All of the data should be repeated exactly; pictures are not part of the copy.

## START

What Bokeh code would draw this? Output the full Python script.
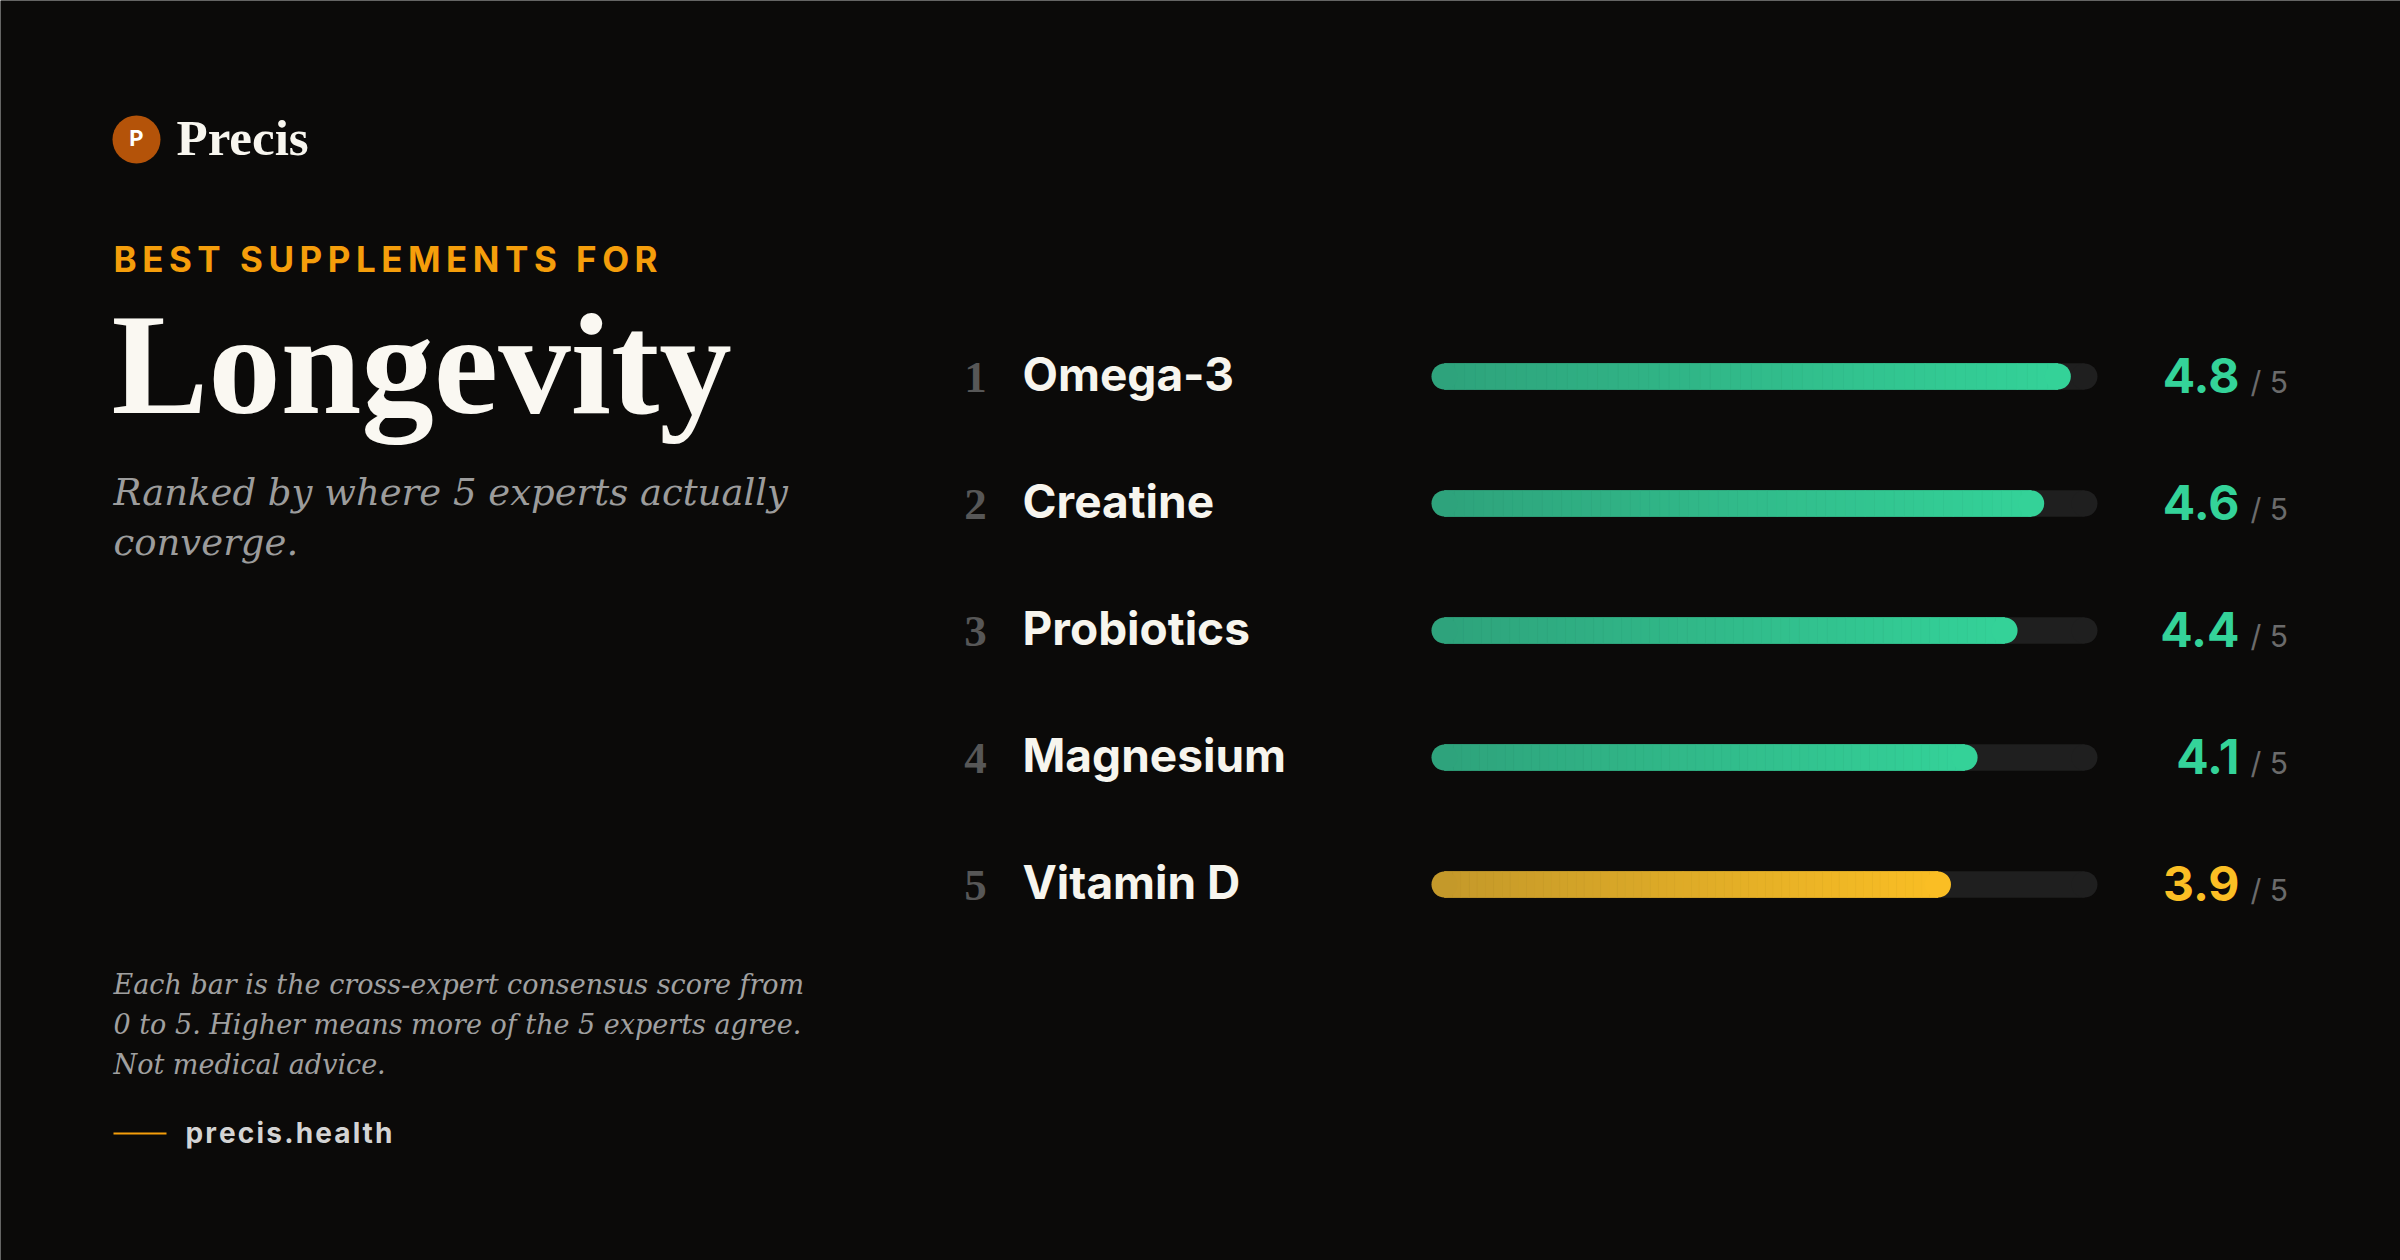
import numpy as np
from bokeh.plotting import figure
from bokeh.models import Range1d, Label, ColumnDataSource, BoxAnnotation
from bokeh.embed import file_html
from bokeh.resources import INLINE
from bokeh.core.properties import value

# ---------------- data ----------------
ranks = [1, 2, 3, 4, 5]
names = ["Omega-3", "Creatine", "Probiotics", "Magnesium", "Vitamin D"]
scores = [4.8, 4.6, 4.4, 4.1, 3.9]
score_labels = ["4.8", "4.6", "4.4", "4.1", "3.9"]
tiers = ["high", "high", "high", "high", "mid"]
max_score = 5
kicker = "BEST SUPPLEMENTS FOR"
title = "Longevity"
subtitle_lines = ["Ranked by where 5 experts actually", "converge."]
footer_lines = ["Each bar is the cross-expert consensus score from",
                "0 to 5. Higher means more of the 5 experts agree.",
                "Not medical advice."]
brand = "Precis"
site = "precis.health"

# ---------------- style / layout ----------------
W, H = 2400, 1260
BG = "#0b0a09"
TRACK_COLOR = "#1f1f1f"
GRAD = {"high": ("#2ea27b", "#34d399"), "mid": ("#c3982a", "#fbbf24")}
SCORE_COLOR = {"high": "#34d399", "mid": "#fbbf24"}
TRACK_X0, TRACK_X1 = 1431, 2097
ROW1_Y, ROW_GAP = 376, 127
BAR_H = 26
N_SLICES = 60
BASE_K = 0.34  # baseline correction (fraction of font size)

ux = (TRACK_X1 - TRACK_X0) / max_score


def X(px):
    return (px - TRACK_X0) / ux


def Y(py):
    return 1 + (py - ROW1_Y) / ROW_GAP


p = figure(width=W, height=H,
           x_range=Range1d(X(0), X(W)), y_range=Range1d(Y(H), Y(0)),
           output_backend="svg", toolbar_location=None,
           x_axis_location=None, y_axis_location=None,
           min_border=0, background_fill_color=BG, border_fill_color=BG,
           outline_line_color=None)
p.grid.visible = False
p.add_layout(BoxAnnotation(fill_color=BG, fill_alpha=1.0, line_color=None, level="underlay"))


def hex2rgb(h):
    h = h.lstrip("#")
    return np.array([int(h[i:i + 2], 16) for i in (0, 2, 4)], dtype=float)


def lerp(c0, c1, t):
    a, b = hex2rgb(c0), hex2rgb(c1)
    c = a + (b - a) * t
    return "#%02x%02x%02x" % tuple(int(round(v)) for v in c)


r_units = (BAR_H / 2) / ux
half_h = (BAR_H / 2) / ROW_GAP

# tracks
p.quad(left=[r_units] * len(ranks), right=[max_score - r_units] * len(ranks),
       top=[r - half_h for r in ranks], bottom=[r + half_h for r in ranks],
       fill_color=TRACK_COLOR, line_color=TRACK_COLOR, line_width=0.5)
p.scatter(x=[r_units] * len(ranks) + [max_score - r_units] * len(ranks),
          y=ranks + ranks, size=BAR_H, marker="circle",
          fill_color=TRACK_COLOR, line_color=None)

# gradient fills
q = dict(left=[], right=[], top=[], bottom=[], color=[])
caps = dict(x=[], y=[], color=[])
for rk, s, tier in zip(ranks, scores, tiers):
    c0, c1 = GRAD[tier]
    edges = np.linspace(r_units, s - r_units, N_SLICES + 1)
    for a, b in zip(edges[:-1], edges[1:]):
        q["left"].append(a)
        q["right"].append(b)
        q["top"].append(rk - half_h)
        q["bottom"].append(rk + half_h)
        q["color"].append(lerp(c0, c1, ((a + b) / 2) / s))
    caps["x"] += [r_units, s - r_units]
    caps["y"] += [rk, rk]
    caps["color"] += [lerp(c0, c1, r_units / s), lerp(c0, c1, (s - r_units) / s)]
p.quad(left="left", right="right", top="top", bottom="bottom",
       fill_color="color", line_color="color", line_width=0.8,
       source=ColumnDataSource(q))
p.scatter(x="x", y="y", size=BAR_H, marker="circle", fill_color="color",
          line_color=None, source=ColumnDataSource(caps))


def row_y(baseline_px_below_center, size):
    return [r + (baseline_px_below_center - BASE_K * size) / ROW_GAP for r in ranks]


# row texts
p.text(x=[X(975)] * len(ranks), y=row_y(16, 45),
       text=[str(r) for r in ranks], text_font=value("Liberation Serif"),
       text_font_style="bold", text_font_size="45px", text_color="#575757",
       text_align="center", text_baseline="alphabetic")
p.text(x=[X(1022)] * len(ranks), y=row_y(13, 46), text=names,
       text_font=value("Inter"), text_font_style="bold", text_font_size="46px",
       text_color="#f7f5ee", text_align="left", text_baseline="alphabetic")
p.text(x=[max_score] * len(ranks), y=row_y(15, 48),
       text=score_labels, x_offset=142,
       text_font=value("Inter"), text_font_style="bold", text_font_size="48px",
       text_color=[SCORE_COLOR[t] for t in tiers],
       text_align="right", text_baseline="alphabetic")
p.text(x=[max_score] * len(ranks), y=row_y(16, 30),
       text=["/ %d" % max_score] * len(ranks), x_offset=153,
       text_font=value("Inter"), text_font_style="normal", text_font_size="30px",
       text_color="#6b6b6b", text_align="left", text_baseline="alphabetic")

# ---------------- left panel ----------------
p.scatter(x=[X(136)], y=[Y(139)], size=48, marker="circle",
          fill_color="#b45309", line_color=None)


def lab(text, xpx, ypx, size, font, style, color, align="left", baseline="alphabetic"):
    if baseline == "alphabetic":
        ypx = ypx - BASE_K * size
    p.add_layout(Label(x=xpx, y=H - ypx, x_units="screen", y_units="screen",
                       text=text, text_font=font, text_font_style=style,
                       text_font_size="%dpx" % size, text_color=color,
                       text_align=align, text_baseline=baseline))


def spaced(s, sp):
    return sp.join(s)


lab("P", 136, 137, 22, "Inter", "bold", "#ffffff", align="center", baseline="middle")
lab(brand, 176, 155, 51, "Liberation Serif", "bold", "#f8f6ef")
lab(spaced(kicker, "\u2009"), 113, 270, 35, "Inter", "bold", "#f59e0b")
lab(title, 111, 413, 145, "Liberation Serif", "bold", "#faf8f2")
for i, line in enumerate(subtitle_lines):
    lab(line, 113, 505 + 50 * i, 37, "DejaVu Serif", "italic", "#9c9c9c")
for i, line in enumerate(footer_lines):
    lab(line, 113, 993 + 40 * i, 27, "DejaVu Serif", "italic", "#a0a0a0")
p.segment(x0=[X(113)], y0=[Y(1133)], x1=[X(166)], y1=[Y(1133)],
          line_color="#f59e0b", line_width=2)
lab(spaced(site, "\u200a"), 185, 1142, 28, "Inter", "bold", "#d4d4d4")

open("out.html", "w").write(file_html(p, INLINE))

## END

• THE RESULT:
What Bokeh code would draw this? Output the full Python script.
import numpy as np
from bokeh.plotting import figure
from bokeh.models import Range1d, Label, ColumnDataSource, BoxAnnotation
from bokeh.embed import file_html
from bokeh.resources import INLINE
from bokeh.core.properties import value

# ---------------- data ----------------
ranks = [1, 2, 3, 4, 5]
names = ["Omega-3", "Creatine", "Probiotics", "Magnesium", "Vitamin D"]
scores = [4.8, 4.6, 4.4, 4.1, 3.9]
score_labels = ["4.8", "4.6", "4.4", "4.1", "3.9"]
tiers = ["high", "high", "high", "high", "mid"]
max_score = 5
kicker = "BEST SUPPLEMENTS FOR"
title = "Longevity"
subtitle_lines = ["Ranked by where 5 experts actually", "converge."]
footer_lines = ["Each bar is the cross-expert consensus score from",
                "0 to 5. Higher means more of the 5 experts agree.",
                "Not medical advice."]
brand = "Precis"
site = "precis.health"

# ---------------- style / layout ----------------
W, H = 2400, 1260
BG = "#0b0a09"
TRACK_COLOR = "#1f1f1f"
GRAD = {"high": ("#2ea27b", "#34d399"), "mid": ("#c3982a", "#fbbf24")}
SCORE_COLOR = {"high": "#34d399", "mid": "#fbbf24"}
TRACK_X0, TRACK_X1 = 1431, 2097
ROW1_Y, ROW_GAP = 376, 127
BAR_H = 26
N_SLICES = 60
BASE_K = 0.34  # baseline correction (fraction of font size)

ux = (TRACK_X1 - TRACK_X0) / max_score


def X(px):
    return (px - TRACK_X0) / ux


def Y(py):
    return 1 + (py - ROW1_Y) / ROW_GAP


p = figure(width=W, height=H,
           x_range=Range1d(X(0), X(W)), y_range=Range1d(Y(H), Y(0)),
           output_backend="svg", toolbar_location=None,
           x_axis_location=None, y_axis_location=None,
           min_border=0, background_fill_color=BG, border_fill_color=BG,
           outline_line_color=None)
p.grid.visible = False
p.add_layout(BoxAnnotation(fill_color=BG, fill_alpha=1.0, line_color=None, level="underlay"))


def hex2rgb(h):
    h = h.lstrip("#")
    return np.array([int(h[i:i + 2], 16) for i in (0, 2, 4)], dtype=float)


def lerp(c0, c1, t):
    a, b = hex2rgb(c0), hex2rgb(c1)
    c = a + (b - a) * t
    return "#%02x%02x%02x" % tuple(int(round(v)) for v in c)


r_units = (BAR_H / 2) / ux
half_h = (BAR_H / 2) / ROW_GAP

# tracks
p.quad(left=[r_units] * len(ranks), right=[max_score - r_units] * len(ranks),
       top=[r - half_h for r in ranks], bottom=[r + half_h for r in ranks],
       fill_color=TRACK_COLOR, line_color=TRACK_COLOR, line_width=0.5)
p.scatter(x=[r_units] * len(ranks) + [max_score - r_units] * len(ranks),
          y=ranks + ranks, size=BAR_H, marker="circle",
          fill_color=TRACK_COLOR, line_color=None)

# gradient fills
q = dict(left=[], right=[], top=[], bottom=[], color=[])
caps = dict(x=[], y=[], color=[])
for rk, s, tier in zip(ranks, scores, tiers):
    c0, c1 = GRAD[tier]
    edges = np.linspace(r_units, s - r_units, N_SLICES + 1)
    for a, b in zip(edges[:-1], edges[1:]):
        q["left"].append(a)
        q["right"].append(b)
        q["top"].append(rk - half_h)
        q["bottom"].append(rk + half_h)
        q["color"].append(lerp(c0, c1, ((a + b) / 2) / s))
    caps["x"] += [r_units, s - r_units]
    caps["y"] += [rk, rk]
    caps["color"] += [lerp(c0, c1, r_units / s), lerp(c0, c1, (s - r_units) / s)]
p.quad(left="left", right="right", top="top", bottom="bottom",
       fill_color="color", line_color="color", line_width=0.8,
       source=ColumnDataSource(q))
p.scatter(x="x", y="y", size=BAR_H, marker="circle", fill_color="color",
          line_color=None, source=ColumnDataSource(caps))


def row_y(baseline_px_below_center, size):
    return [r + (baseline_px_below_center - BASE_K * size) / ROW_GAP for r in ranks]


# row texts
p.text(x=[X(975)] * len(ranks), y=row_y(16, 45),
       text=[str(r) for r in ranks], text_font=value("Liberation Serif"),
       text_font_style="bold", text_font_size="45px", text_color="#575757",
       text_align="center", text_baseline="alphabetic")
p.text(x=[X(1022)] * len(ranks), y=row_y(13, 46), text=names,
       text_font=value("Inter"), text_font_style="bold", text_font_size="46px",
       text_color="#f7f5ee", text_align="left", text_baseline="alphabetic")
p.text(x=[max_score] * len(ranks), y=row_y(15, 48),
       text=score_labels, x_offset=142,
       text_font=value("Inter"), text_font_style="bold", text_font_size="48px",
       text_color=[SCORE_COLOR[t] for t in tiers],
       text_align="right", text_baseline="alphabetic")
p.text(x=[max_score] * len(ranks), y=row_y(16, 30),
       text=["/ %d" % max_score] * len(ranks), x_offset=153,
       text_font=value("Inter"), text_font_style="normal", text_font_size="30px",
       text_color="#6b6b6b", text_align="left", text_baseline="alphabetic")

# ---------------- left panel ----------------
p.scatter(x=[X(136)], y=[Y(139)], size=48, marker="circle",
          fill_color="#b45309", line_color=None)


def lab(text, xpx, ypx, size, font, style, color, align="left", baseline="alphabetic"):
    if baseline == "alphabetic":
        ypx = ypx - BASE_K * size
    p.add_layout(Label(x=xpx, y=H - ypx, x_units="screen", y_units="screen",
                       text=text, text_font=font, text_font_style=style,
                       text_font_size="%dpx" % size, text_color=color,
                       text_align=align, text_baseline=baseline))


def spaced(s, sp):
    return sp.join(s)


lab("P", 136, 137, 22, "Inter", "bold", "#ffffff", align="center", baseline="middle")
lab(brand, 176, 155, 51, "Liberation Serif", "bold", "#f8f6ef")
lab(spaced(kicker, "\u2009"), 113, 270, 35, "Inter", "bold", "#f59e0b")
lab(title, 111, 413, 145, "Liberation Serif", "bold", "#faf8f2")
for i, line in enumerate(subtitle_lines):
    lab(line, 113, 505 + 50 * i, 37, "DejaVu Serif", "italic", "#9c9c9c")
for i, line in enumerate(footer_lines):
    lab(line, 113, 993 + 40 * i, 27, "DejaVu Serif", "italic", "#a0a0a0")
p.segment(x0=[X(113)], y0=[Y(1133)], x1=[X(166)], y1=[Y(1133)],
          line_color="#f59e0b", line_width=2)
lab(spaced(site, "\u200a"), 185, 1142, 28, "Inter", "bold", "#d4d4d4")

open("out.html", "w").write(file_html(p, INLINE))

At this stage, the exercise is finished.